At trial, the Department's inspector who had found the violations in appellant's rooming house testified that in his professional opinion, based upon eight years experience as a housing inspector, 30 days was sufficient time to correct these violations. The government also presented testimony that 22 of the 42 deficiencies had not been corrected as of January 9th, the date of the filing of the information.

Appellant represented himself at trial and testified in his own defense: That the marginal income produced by his property precluded him from maintaining a contractor or other work force on a standby basis to make repairs; that a painter and a plasterer whom he had used in the past were either unable or uninterested in doing the work and he was forced to do it himself; that his illness had hampered his efforts; and, that he received simultaneous notice of violations of the Housing Regulations at four rooming houses he owned and was given 30 days to correct all of them.

This court is aware of and sympathetic to the vicissitudes which must be endured today by a property owner in obtaining reliable and competent help to maintain his premises, but one who chooses to use his property as a dwelling place for others to produce profit for himself cannot avoid compliance with the safety standards properly established for such use merely because it is expensive or difficult.
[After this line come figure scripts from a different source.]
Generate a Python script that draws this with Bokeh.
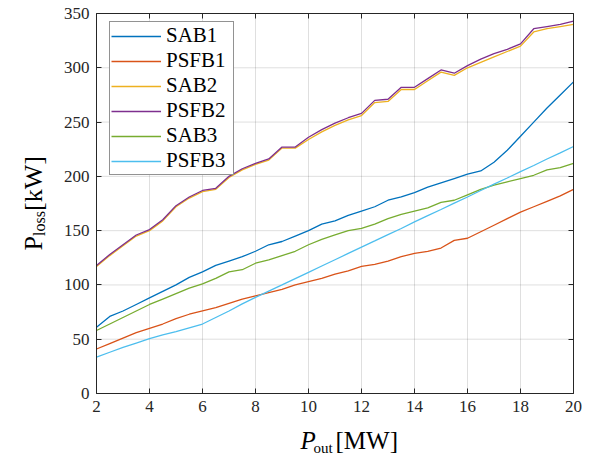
import numpy as np
from bokeh.plotting import figure
from bokeh.models import (Legend, LegendItem, LinearAxis, Label, FixedTicker,
                          Range1d)
from bokeh.embed import file_html
from bokeh.resources import INLINE

# ---------------- data ----------------
p_out = [2.0, 2.5, 3.0, 3.5, 4.0, 4.5, 5.0, 5.5, 6.0, 6.5, 7.0, 7.5, 8.0, 8.5,
         9.0, 9.5, 10.0, 10.5, 11.0, 11.5, 12.0, 12.5, 13.0, 13.5, 14.0, 14.5,
         15.0, 15.5, 16.0, 16.5, 17.0, 17.5, 18.0, 18.5, 19.0, 19.5, 20.0]

sab1 = [61, 71, 76, 82, 88, 94, 100, 107, 112, 118, 122, 126, 131, 137, 140,
        145, 150, 156, 159, 164, 168, 172, 178, 181, 185, 190, 194, 198, 202,
        205, 213, 224, 237, 250, 263, 275, 287]
psfb1 = [41, 46, 51, 56, 60, 64, 69, 73, 76, 79, 83, 87, 90, 93, 96, 100, 103,
         106, 110, 113, 117, 119, 122, 126, 129, 131, 134, 141, 143, 149, 155,
         161, 167, 172, 177, 182, 188]
sab2 = [117, 127, 136, 145, 150, 159, 172, 180, 186, 188, 199, 206, 211, 215,
        226, 226, 234, 241, 247, 252, 256, 268, 269, 280, 280, 288, 296, 293,
        300, 305, 310, 315, 320, 333, 336, 338, 340]
psfb2 = [118, 128, 137, 146, 151, 160, 173, 181, 187, 189, 200, 207, 212, 216,
         227, 227, 236, 243, 249, 254, 258, 270, 271, 282, 282, 290, 298, 295,
         302, 308, 313, 317, 322, 336, 338, 340, 343]
sab3 = [58, 64, 70, 76, 82, 87, 92, 97, 101, 106, 112, 114, 120, 123, 127, 131,
        137, 142, 146, 150, 152, 156, 161, 165, 168, 171, 176, 178, 183, 188,
        192, 195, 198, 201, 206, 208, 212]
psfb3 = [33.5, 38, 42.5, 46.5, 50.5, 54, 57, 60.5, 64, 70, 76, 82.5, 88.5,
         94.3, 100, 105.8, 111.6, 117.4, 123.2, 129, 134.8, 140.5, 146.3, 152,
         158, 163.8, 169.5, 175.3, 181, 187, 192.8, 198.5, 204.3, 210, 216,
         221.7, 227.5]

series_names = ["SAB1", "PSFB1", "SAB2", "PSFB2", "SAB3", "PSFB3"]
series_values = [sab1, psfb1, sab2, psfb2, sab3, psfb3]
series_colors = ["#0072BD", "#D95319", "#EDB120", "#7E2F8E", "#77AC30", "#4DBEEE"]

x_ticks = [2, 4, 6, 8, 10, 12, 14, 16, 18, 20]
y_ticks = [0, 50, 100, 150, 200, 250, 300, 350]
x_lim = (2, 20)
y_lim = (0, 350)

FONT = "Liberation Serif"
AX = "#262626"

# ---------------- layout (pixels) ----------------
W, H = 589, 458
AX_L, AX_R, AX_T, AX_B = 96, 573, 13, 393    # axes box in canvas pixels
sx_per = (AX_R - AX_L) / (x_lim[1] - x_lim[0])
sy_per = (AX_B - AX_T) / (y_lim[1] - y_lim[0])
xr = Range1d(x_lim[0] - AX_L / sx_per, x_lim[1] + (W - AX_R) / sx_per)
yr = Range1d(y_lim[0] - (H - AX_B) / sy_per, y_lim[1] + AX_T / sy_per)

def dx(px):  # canvas pixel -> data x
    return xr.start + px / sx_per

def dy(py):  # canvas pixel (from top) -> data y
    return yr.end - py / sy_per

p = figure(width=W, height=H, output_backend="svg", toolbar_location=None,
           x_range=xr, y_range=yr, x_axis_location=None, y_axis_location=None,
           min_border=0)
p.min_border_left = p.min_border_right = p.min_border_top = p.min_border_bottom = 0
p.outline_line_color = None
p.background_fill_color = "white"
p.border_fill_color = "white"
p.grid.visible = False

# grid lines (from tick lists)
p.segment(x0=x_ticks, x1=x_ticks, y0=[y_lim[0]] * len(x_ticks),
          y1=[y_lim[1]] * len(x_ticks), line_color=AX, line_alpha=0.15, line_width=1)
p.segment(x0=[x_lim[0]] * len(y_ticks), x1=[x_lim[1]] * len(y_ticks),
          y0=y_ticks, y1=y_ticks, line_color=AX, line_alpha=0.15, line_width=1)

def make_axis(ticks, loc, bounds, show_labels):
    ax = LinearAxis(fixed_location=loc, bounds=bounds)
    ax.ticker = FixedTicker(ticks=ticks)
    ax.axis_line_color = AX
    ax.axis_line_width = 1
    ax.major_tick_line_color = AX
    ax.major_tick_in = 5
    ax.major_tick_out = 0
    ax.minor_tick_line_color = None
    ax.major_label_text_font = FONT
    ax.major_label_text_color = AX
    if show_labels:
        ax.major_label_text_font_size = "17px"
        ax.major_label_standoff = 7
    else:
        ax.major_label_text_font_size = "0px"
        ax.major_label_text_color = None
    return ax

p.add_layout(make_axis(x_ticks, y_lim[0], x_lim, True), "below")
p.add_layout(make_axis(y_ticks, x_lim[0], y_lim, True), "left")
p.add_layout(make_axis(x_ticks, y_lim[1], x_lim, False), "above")
p.add_layout(make_axis(y_ticks, x_lim[1], y_lim, False), "right")

items = []
for name, vals, col in zip(series_names, series_values, series_colors):
    r = p.line(p_out, vals, line_color=col, line_width=1.3)
    items.append(LegendItem(label=name, renderers=[r]))

leg = Legend(items=items, location=(109, H - 175))
leg.label_text_font = FONT
leg.label_text_font_size = "21px"
leg.label_text_color = "black"
leg.label_height = 20
leg.label_width = 66
leg.glyph_height = 20
leg.glyph_width = 50
leg.label_standoff = 5
leg.spacing = 0
leg.padding = 1
leg.margin = 0
leg.border_line_color = AX
leg.border_line_width = 1
leg.background_fill_color = "white"
leg.background_fill_alpha = 1
p.add_layout(leg, "center")

# axis labels with subscripts
def lab(text, px, py, size, style="normal", angle=0):
    p.add_layout(Label(x=dx(px), y=dy(py), text=text,
                       text_font=FONT, text_font_size=size,
                       text_font_style=style, text_color="black",
                       text_baseline="alphabetic", text_align="left",
                       angle=angle))

lab("P", 300, 440, "25px", "italic")
lab("out", 313, 447, "15px")
lab("[MW]", 335, 440, "25px")

lab("P", 33, 250, "26px", angle=np.pi / 2)
lab("loss", 39, 235.5, "16px", angle=np.pi / 2)
lab("[kW]", 33, 210.5, "26px", angle=np.pi / 2)

open("out.html", "w").write(file_html(p, INLINE))
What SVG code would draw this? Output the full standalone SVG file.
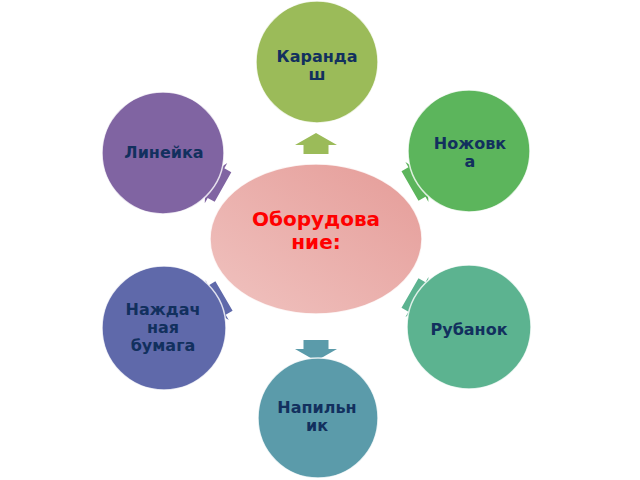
<svg xmlns="http://www.w3.org/2000/svg" width="640" height="480" viewBox="0 0 640 480">
<defs>
<linearGradient id="gc" x1="0" y1="1" x2="1" y2="0">
<stop offset="0" stop-color="#F0C3C0"/>
<stop offset="1" stop-color="#E59C98"/>
</linearGradient>
<path id="arr" d="M-12.5,0 L12.5,0 L12.5,-9 L21,-9 L0,-21 L-21,-9 L-12.5,-9 Z"/>
<path id="arrs" d="M-17,0 L17,0 L17,-8 L23,-8 L0,-20 L-23,-8 L-17,-8 Z"/>
</defs>
<style>
.lbl{font-family:"DejaVu Sans",Verdana,sans-serif;font-weight:bold;font-size:16px;fill:#12305E;text-anchor:middle}
.ctr{font-family:"DejaVu Sans",Verdana,sans-serif;font-weight:bold;font-size:20px;fill:#FF0000;text-anchor:middle}
.node{stroke:#FFFFFF;stroke-width:1.5;stroke-opacity:0.8}
</style>
<rect width="640" height="480" fill="#FFFFFF"/>
<g id="connectors">
<use href="#arr" transform="translate(316,154)" fill="#9BBB59"/>
<use href="#arr" transform="translate(316,340) rotate(180)" fill="#5B9BAA"/>
<use href="#arrs" transform="translate(223,187) rotate(-60.7)" fill="#8064A2"/>
<use href="#arrs" transform="translate(410,186) rotate(60)" fill="#5CB55C"/>
<use href="#arrs" transform="translate(224,296) rotate(-120.4)" fill="#5F69AA"/>
<use href="#arrs" transform="translate(410,293) rotate(120)" fill="#5CB390"/>
</g>
<g id="center">
<ellipse cx="316" cy="239" rx="106" ry="75" fill="url(#gc)" class="node"/>
<text class="ctr" x="316" y="226">Оборудова</text>
<text class="ctr" x="316" y="249">ние:</text>
</g>
<g id="n-karandash">
<circle cx="317" cy="62" r="61" fill="#9BBB59" class="node"/>
<text class="lbl" x="317" y="62">Каранда</text>
<text class="lbl" x="317" y="80">ш</text>
</g>
<g id="n-nozhovka">
<circle cx="469" cy="151" r="61" fill="#5CB55C" class="node"/>
<text class="lbl" x="470" y="149">Ножовк</text>
<text class="lbl" x="470" y="167">а</text>
</g>
<g id="n-rubanok">
<circle cx="469" cy="327" r="62" fill="#5CB390" class="node"/>
<text class="lbl" x="469" y="335">Рубанок</text>
</g>
<g id="n-napilnik">
<circle cx="318" cy="418" r="60" fill="#5B9BAA" class="node"/>
<text class="lbl" x="317" y="413">Напильн</text>
<text class="lbl" x="317" y="431">ик</text>
</g>
<g id="n-nazhdachnaya">
<circle cx="164" cy="328" r="62" fill="#5F69AA" class="node"/>
<text class="lbl" x="163" y="315">Наждач</text>
<text class="lbl" x="163" y="333">ная</text>
<text class="lbl" x="163" y="351">бумага</text>
</g>
<g id="n-lineyka">
<circle cx="163" cy="153" r="61" fill="#8064A2" class="node"/>
<text class="lbl" x="164" y="158">Линейка</text>
</g>
</svg>
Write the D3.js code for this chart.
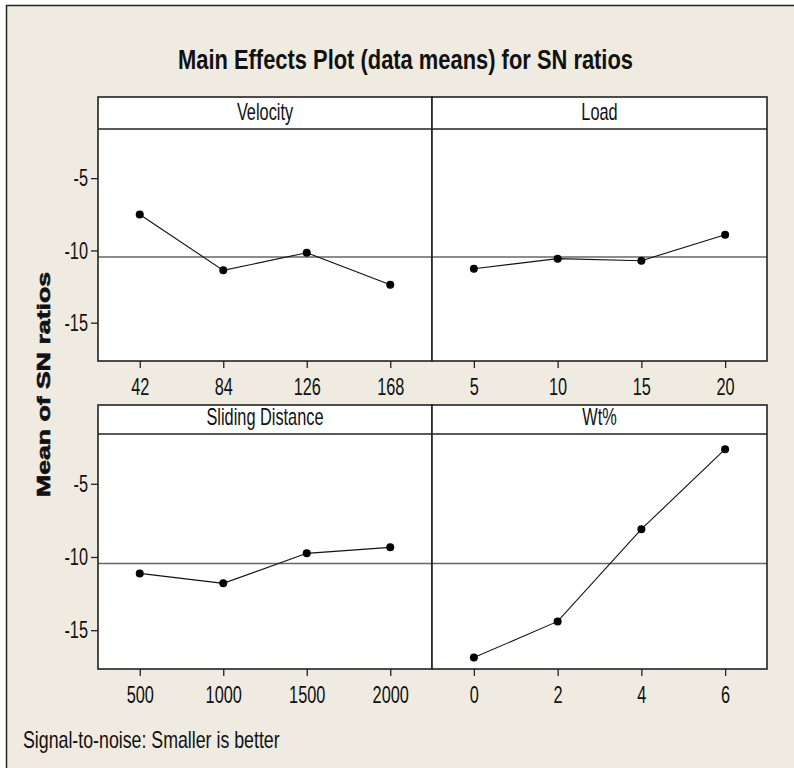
<!DOCTYPE html>
<html>
<head>
<meta charset="utf-8">
<script src="https://cdn.jsdelivr.net/npm/d3@7/dist/d3.min.js"></script>
<style>
  html, body { margin: 0; padding: 0; background: #ffffff; }
  svg { display: block; }
  text { font-family: "Liberation Sans", Arial, sans-serif; fill: #111; }
</style>
</head>
<body>
<svg id="chart" width="794" height="768"></svg>
<script>
// ---- data ----
const chartTitle = "Main Effects Plot (data means) for SN ratios";
const yAxisLabel = "Mean of SN ratios";
const footnote = "Signal-to-noise: Smaller is better";
const factorNames = ["Velocity", "Load", "Sliding Distance", "Wt%"];
const velocityLevels = ["42", "84", "126", "168"];
const velocitySN = [-7.51, -11.38, -10.16, -12.37];
const loadLevels = ["5", "10", "15", "20"];
const loadSN = [-11.27, -10.57, -10.71, -8.92];
const slidingLevels = ["500", "1000", "1500", "2000"];
const slidingSN = [-11.12, -11.80, -9.75, -9.34];
const wtLevels = ["0", "2", "4", "6"];
const wtSN = [-16.87, -14.40, -8.10, -2.64];
const grandMean = -10.45;
const yTicks = [-5, -10, -15];
const yDomain = [-17.65, -1.6];

const svg = d3.select("#chart");

// squeeze text horizontally (condensed look)
function squeeze(sel, factor) {
  sel.each(function () {
    const w = this.getComputedTextLength();
    d3.select(this).attr("textLength", w * factor).attr("lengthAdjust", "spacingAndGlyphs");
  });
}

// background frame
svg.append("rect").attr("x", 6).attr("y", 5).attr("width", 794).attr("height", 770).attr("fill", "#efebe1");
svg.append("line").attr("x1", 6).attr("x2", 794).attr("y1", 5.5).attr("y2", 5.5).attr("stroke", "#222").attr("stroke-width", 1.5);
svg.append("line").attr("x1", 6.5).attr("x2", 6.5).attr("y1", 5).attr("y2", 768).attr("stroke", "#222").attr("stroke-width", 1.5);

// title
svg.append("text").attr("x", 405.5).attr("y", 69).attr("text-anchor", "middle")
  .attr("font-size", 27).attr("font-weight", "bold").text(chartTitle)
  .attr("textLength", 455).attr("lengthAdjust", "spacingAndGlyphs");

// y axis label
svg.append("text").attr("transform", "translate(50,384.5) rotate(-90)").attr("text-anchor", "middle")
  .attr("font-size", 18).attr("font-weight", "bold").attr("font-family", "DejaVu Sans, Verdana, sans-serif")
  .attr("stroke", "#111").attr("stroke-width", 0.6)
  .text(yAxisLabel)
  .attr("textLength", 225).attr("lengthAdjust", "spacingAndGlyphs");

// footnote
svg.append("text").attr("x", 23).attr("y", 748).attr("font-size", 24).text(footnote)
  .call(squeeze, 0.74);

const panels = [
  { name: factorNames[0], levels: velocityLevels, values: velocitySN, x0: 98, x1: 432, top: 97, strip: 129, bottom: 361, yAxis: true },
  { name: factorNames[1], levels: loadLevels, values: loadSN, x0: 432, x1: 767, top: 97, strip: 129, bottom: 361, yAxis: false },
  { name: factorNames[2], levels: slidingLevels, values: slidingSN, x0: 98, x1: 432, top: 405, strip: 434, bottom: 669, yAxis: true },
  { name: factorNames[3], levels: wtLevels, values: wtSN, x0: 432, x1: 767, top: 405, strip: 434, bottom: 669, yAxis: false }
];

panels.forEach(p => {
  const g = svg.append("g");
  const x = d3.scalePoint().domain(p.levels).range([p.x0, p.x1]).padding(0.5);
  const y = d3.scaleLinear().domain(yDomain).range([p.bottom, p.strip]);

  g.append("rect").attr("x", p.x0).attr("y", p.top).attr("width", p.x1 - p.x0).attr("height", p.bottom - p.top)
    .attr("fill", "#ffffff");

  // reference (grand mean) line
  g.append("line").attr("x1", p.x0).attr("x2", p.x1).attr("y1", y(grandMean)).attr("y2", y(grandMean))
    .attr("stroke", "#666").attr("stroke-width", 1.5);

  // data line
  const pts = p.levels.map((l, i) => [l, p.values[i]]);
  g.append("path").datum(pts)
    .attr("d", d3.line().x(d => x(d[0])).y(d => y(d[1])))
    .attr("fill", "none").attr("stroke", "#111").attr("stroke-width", 1.1);
  g.selectAll("circle").data(pts).join("circle")
    .attr("cx", d => x(d[0])).attr("cy", d => y(d[1])).attr("r", 4).attr("fill", "#000");

  // panel border and strip
  g.append("rect").attr("x", p.x0).attr("y", p.top).attr("width", p.x1 - p.x0).attr("height", p.bottom - p.top)
    .attr("fill", "none").attr("stroke", "#222").attr("stroke-width", 1.6);
  g.append("line").attr("x1", p.x0).attr("x2", p.x1).attr("y1", p.strip).attr("y2", p.strip)
    .attr("stroke", "#222").attr("stroke-width", 1.6);
  g.append("text").attr("x", (p.x0 + p.x1) / 2).attr("y", p.strip - 9).attr("text-anchor", "middle")
    .attr("font-size", 24).text(p.name).call(squeeze, 0.68);

  // x axis
  const xa = g.append("g").attr("transform", `translate(0,${p.bottom})`)
    .call(d3.axisBottom(x).tickSize(7).tickPadding(10));
  xa.select(".domain").remove();
  xa.selectAll(".tick line").attr("stroke", "#222").attr("stroke-width", 1.3);
  xa.selectAll(".tick text").attr("font-size", 24).attr("font-family", "Liberation Sans, Arial, sans-serif")
    .attr("fill", "#111").call(squeeze, 0.68);

  if (p.yAxis) {
    const ya = g.append("g").attr("transform", `translate(${p.x0},0)`)
      .call(d3.axisLeft(y).tickValues(yTicks).tickFormat(d => String(d)).tickSize(7).tickPadding(3));
    ya.select(".domain").remove();
    ya.selectAll(".tick line").attr("stroke", "#222").attr("stroke-width", 1.3);
    ya.selectAll(".tick text").attr("font-size", 24).attr("font-family", "Liberation Sans, Arial, sans-serif")
      .attr("fill", "#111").call(squeeze, 0.68);
  }
});
</script>
</body>
</html>
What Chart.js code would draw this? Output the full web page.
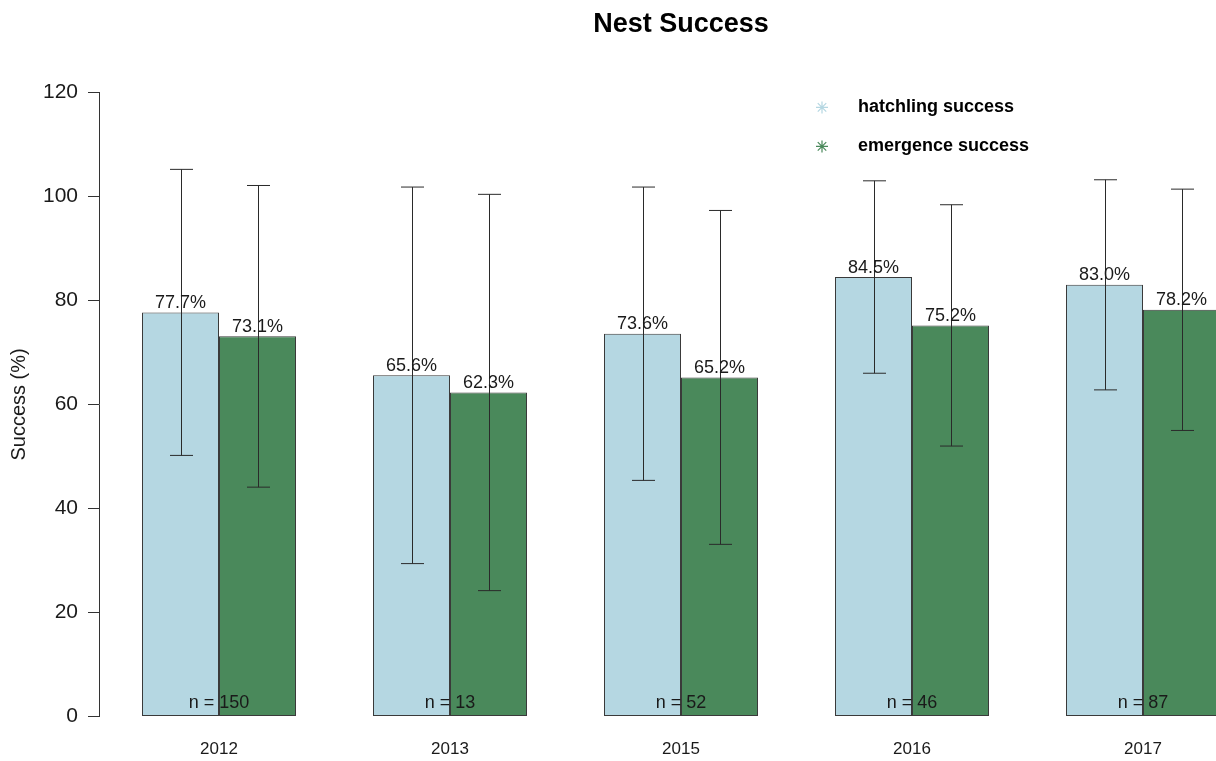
<!DOCTYPE html>
<html lang="en">
<head>
    <meta charset="UTF-8">
    <title>Nest Success</title>
    <script src="https://cdn.jsdelivr.net/npm/chart.js"></script>
    <style>
        body {
            margin: 0;
            overflow: hidden;
            background: #fff;
        }
        .wrap {
            width: 1300px;
            height: 761px;
            position: relative;
        }
    </style>
</head>
<body>
    <div class="wrap">
        <canvas id="nestChart"></canvas>
    </div>

    <script>
        const years = ['2012', '2013', '2015', '2016', '2017'];
        const hatchMean = [77.7, 65.6, 73.6, 84.5, 83.0];
        const hatchSd = [27.5, 36.2, 28.2, 18.5, 20.2];
        const emergeMean = [73.1, 62.3, 65.2, 75.2, 78.2];
        const emergeSd = [29.0, 38.1, 32.1, 23.2, 23.2];
        const nestCounts = [150, 13, 52, 46, 87];

        const lightBlue = '#b5d7e2';
        const green = '#4a895b';
        const ink = '#1a1a1a';

        Chart.defaults.font.family = "'Liberation Sans', Arial, Helvetica, sans-serif";
        Chart.defaults.color = ink;

        // mean +/- sd whiskers on every bar
        const errorBars = {
            id: 'errorBars',
            afterDatasetsDraw(chart) {
                const ctx = chart.ctx;
                const y = chart.scales.y;
                const sds = [hatchSd, emergeSd];
                ctx.save();
                ctx.strokeStyle = '#2a2a2a';
                ctx.lineWidth = 1;
                chart.data.datasets.forEach((ds, di) => {
                    chart.getDatasetMeta(di).data.forEach((bar, i) => {
                        const x = Math.round(bar.x) + 0.5;
                        const top = y.getPixelForValue(ds.data[i] + sds[di][i]);
                        const bot = y.getPixelForValue(ds.data[i] - sds[di][i]);
                        ctx.beginPath();
                        ctx.moveTo(x, top);
                        ctx.lineTo(x, bot);
                        ctx.moveTo(x - 11.5, top);
                        ctx.lineTo(x + 11.5, top);
                        ctx.moveTo(x - 11.5, bot);
                        ctx.lineTo(x + 11.5, bot);
                        ctx.stroke();
                    });
                });
                ctx.restore();
            }
        };

        // percentage above bars, sample size along the base
        const barLabels = {
            id: 'barLabels',
            afterDraw(chart) {
                const ctx = chart.ctx;
                const xs = chart.scales.x;
                const ys = chart.scales.y;
                ctx.save();
                ctx.fillStyle = ink;
                ctx.font = "18px 'Liberation Sans', Arial, sans-serif";
                ctx.textAlign = 'center';
                ctx.textBaseline = 'alphabetic';
                chart.data.datasets.forEach((ds, di) => {
                    chart.getDatasetMeta(di).data.forEach((bar, i) => {
                        ctx.fillText(ds.data[i].toFixed(1) + '%', bar.x, bar.y - 4.5);
                    });
                });
                nestCounts.forEach((n, i) => {
                    ctx.fillText('n = ' + n, xs.getPixelForValue(i), ys.getPixelForValue(0) - 8.5);
                });
                ctx.restore();
            }
        };

        // legend drawn inside the plot, asterisk markers like pch 8
        const starLegend = {
            id: 'starLegend',
            afterDraw(chart) {
                const ctx = chart.ctx;
                const area = chart.chartArea;
                ctx.save();
                ctx.font = "bold 18px 'Liberation Sans', Arial, sans-serif";
                ctx.textAlign = 'left';
                ctx.textBaseline = 'middle';
                chart.data.datasets.forEach((ds, di) => {
                    const ly = area.top + 15 + di * 39;
                    const lx = area.left + 718.5;
                    ctx.strokeStyle = ds.backgroundColor;
                    ctx.lineWidth = 1.2;
                    Chart.helpers.drawPoint(ctx, { pointStyle: 'star', radius: 6, rotation: 0, borderWidth: 1.2 }, lx, ly);
                    ctx.fillStyle = '#000';
                    ctx.fillText(ds.label, lx + 36, ly);
                });
                ctx.restore();
            }
        };

        // R puts the y axis a little left of the first bar group
        const shiftAxis = {
            id: 'shiftAxis',
            afterLayout(chart) {
                const y = chart.scales.y;
                y.left -= 4.5;
                y.right -= 4.5;
            }
        };

        new Chart(document.getElementById('nestChart'), {
            type: 'bar',
            data: {
                labels: years,
                datasets: [
                    {
                        label: 'hatchling success',
                        data: hatchMean,
                        backgroundColor: lightBlue,
                        borderColor: '#3a3a3a',
                        borderWidth: 1,
                        borderSkipped: false
                    },
                    {
                        label: 'emergence success',
                        data: emergeMean,
                        backgroundColor: green,
                        borderColor: '#3a3a3a',
                        borderWidth: 1,
                        borderSkipped: false
                    }
                ]
            },
            options: {
                responsive: true,
                maintainAspectRatio: false,
                animation: false,
                datasets: {
                    bar: { categoryPercentage: 2 / 3, barPercentage: 1 }
                },
                layout: { padding: { left: 0, right: 41.5, top: 0, bottom: 0 } },
                plugins: {
                    legend: { display: false },
                    tooltip: { enabled: false },
                    title: {
                        display: true,
                        text: 'Nest Success',
                        fullSize: false,
                        color: '#000',
                        font: { size: 27, weight: 'bold' },
                        padding: { top: 8, bottom: 52 }
                    }
                },
                scales: {
                    x: {
                        grid: { display: false, drawTicks: false },
                        border: { display: false },
                        ticks: { font: { size: 17 }, color: ink, padding: 23 },
                        afterFit(scale) { scale.height = 44.5; }
                    },
                    y: {
                        min: 0,
                        max: 120,
                        ticks: { stepSize: 20, font: { size: 21 }, color: ink, padding: 10 },
                        grid: { drawOnChartArea: false, drawTicks: true, tickLength: 11, color: '#333' },
                        border: { display: true, color: '#333', width: 1 },
                        title: {
                            display: true,
                            text: 'Success (%)',
                            font: { size: 20 },
                            color: ink,
                            padding: { top: 12, bottom: 0 }
                        },
                        afterFit(scale) { scale.width = 103.5; }
                    }
                }
            },
            plugins: [errorBars, barLabels, starLegend, shiftAxis]
        });
    </script>
</body>
</html>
See Dankner v. City of New York, 20 Misc.2d 557, 194 N.Y.S.2d 975 (Sup.Ct.1959). There is no evidence that the repairs which the Department directed appellant to make were so numerous or difficult as to have prevented him from finding and hiring someone able to do them in time. The record does not indicate that appellant's illness impaired his ability to employ and direct others to correct the violations existing on his property which he alleges he himself was incapable of correcting.

We are not persuaded by appellant's argument that the Department acted unreasonably in requiring him to make repairs in three other houses at the same time he was ordered to correct the violations at his rooming house in this case. The ownership of four rooming houses carries with it *730 a responsibility to have a commensurate capacity to maintain such holdings. The trial court could properly consider in determining the reasonableness of the time granted by the Department the relatively simple nature of the repairs required and the fact that prosecution was not initiated until almost 50 days after appellant was put on notice of the violations. We conclude that the evidence is sufficient to support the trial court's finding that the time afforded appellant to correct the violations was reasonable.

We have carefully considered appellant's other contentions and find them to be without merit. Accordingly, the judgment of conviction is

Affirmed.

NOTES

[1] Section 1301 of the District of Columbia Housing Regulations provides in pertinent part:

Whenever any duly designated agent of the District of Columbia determines that there are reasonable grounds to believe that there exists a violation of any provisions of these regulations, he shall make a report to the Director of the Department of Licenses and Inspections of the District of Columbia, who shall, in his discretion, give notice of such alleged violation to the person or persons responsible therefor, as hereinafter provided. Such notice shall:

* * * * *

[1301.4] Allow a reasonable time for the performance of any act such notice requires * * *.

[2] Section 2104 of the District of Columbia Housing Regulations provides in pertinent part:

Any person who fails to comply with any provision of this Code after expiration of the time for compliance established in accordance with this Code shall upon conviction be punished by a fine not to exceed $300, or by imprisonment for not to exceed 10 days, in lieu of or in addition to any fine, for such failure to comply * * *.